Yukarıda gerçekleştirdiğim açıklamalardan da açıkça görüleceği üzere insanları başkalarının gözünde düşürmek amacıyla kelepçe takılması, başka kişilerin nezdinde onun reklam yapılması amacıyla kişiye kelepçe takılması onur kırıcı bir davranış olarak değerlendirilmektedir. Nitekim kelepçe zorunlu olmadıkça takılmamalıdır.[10] Kanunda yazılı olan belirtilerin varlığı bulunmadıkça kişilere kelepçe takılmamalıdır. Mümkün olduğunda kelepçe ile dolaştırılmamalı, insan haklarına saygılı davranılmalıdır. Faydalı olabilmesi dileğiyle herkese saygı ve selamlarımla.

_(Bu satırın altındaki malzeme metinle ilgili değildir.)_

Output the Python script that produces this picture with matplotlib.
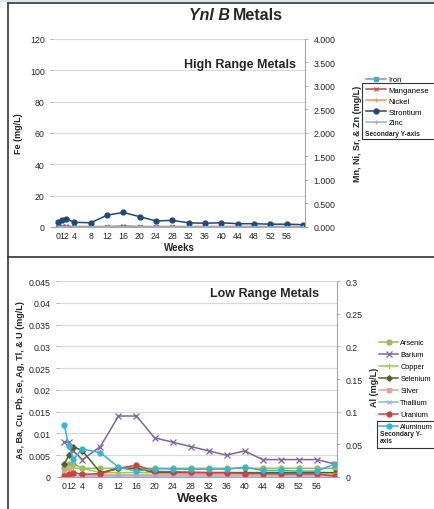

(Bu köşe yazısı, sayın Av. Murat YILMAZ tarafından www.hukukihaber.net sitesinde yayınlanması için kaleme alınmıştır. Kaynak gösterilse dahi köşe yazısının tamamı özel izin alınmadan kullanılamaz. Ancak alıntılanan köşe yazısının bir bölümü, aktif link verilerek kullanılabilir. Yazarı ve kaynağı gösterilmeden kısmen ya da tamamen yayınlanması şahsi haklara ve fikri haklara aykırılık teşkil eder.)

---------------------
[1] Şeref GÖZÜBÜYÜK / Feyyaz GÖLCÜKLÜ, Avrupa İnsan Hakları Sözleşmesi ve Uygulaması, Avrupa İnsan Hakları Mahkemesi İnceleme ve Yargılama Yöntemi, 9. Bası, Ankara, 2011, s.198.

[2]http://www.caginpolisi.com.tr/aihm-kararlari-isiginda-iskence-yasagi/ [Son Erişim Tarihi: 11.11.2015]

[3] Tyrer – Birleşik Krallık Davası (Başvuru no. 5756/72)

[4] Tyrer – Birleşik Krallık Davası (Başvuru no. 5756/72)

[5] Şeref GÖZÜBÜYÜK / Feyyaz GÖLCÜKLÜ, a.g.e., s.199.

[6] Ali PARLAR, Ceza Muhakemesi Kanunu Şerhi, Ankara, 2014, s.159.

[7] Uyan - Türkiye davası (No- 2), (Başvuru no:15750/02), K: 21.10.2008

[8] Erdoğan Yağız / Türkiye Kararı, 06.03.2007

[9] Filiz Uyan / Türkiye Davası, (Başvuru No. 7496/03), T:08.01.2009

[10] Aynı Yönde: Ali PARLAR, a.g.e., s.159.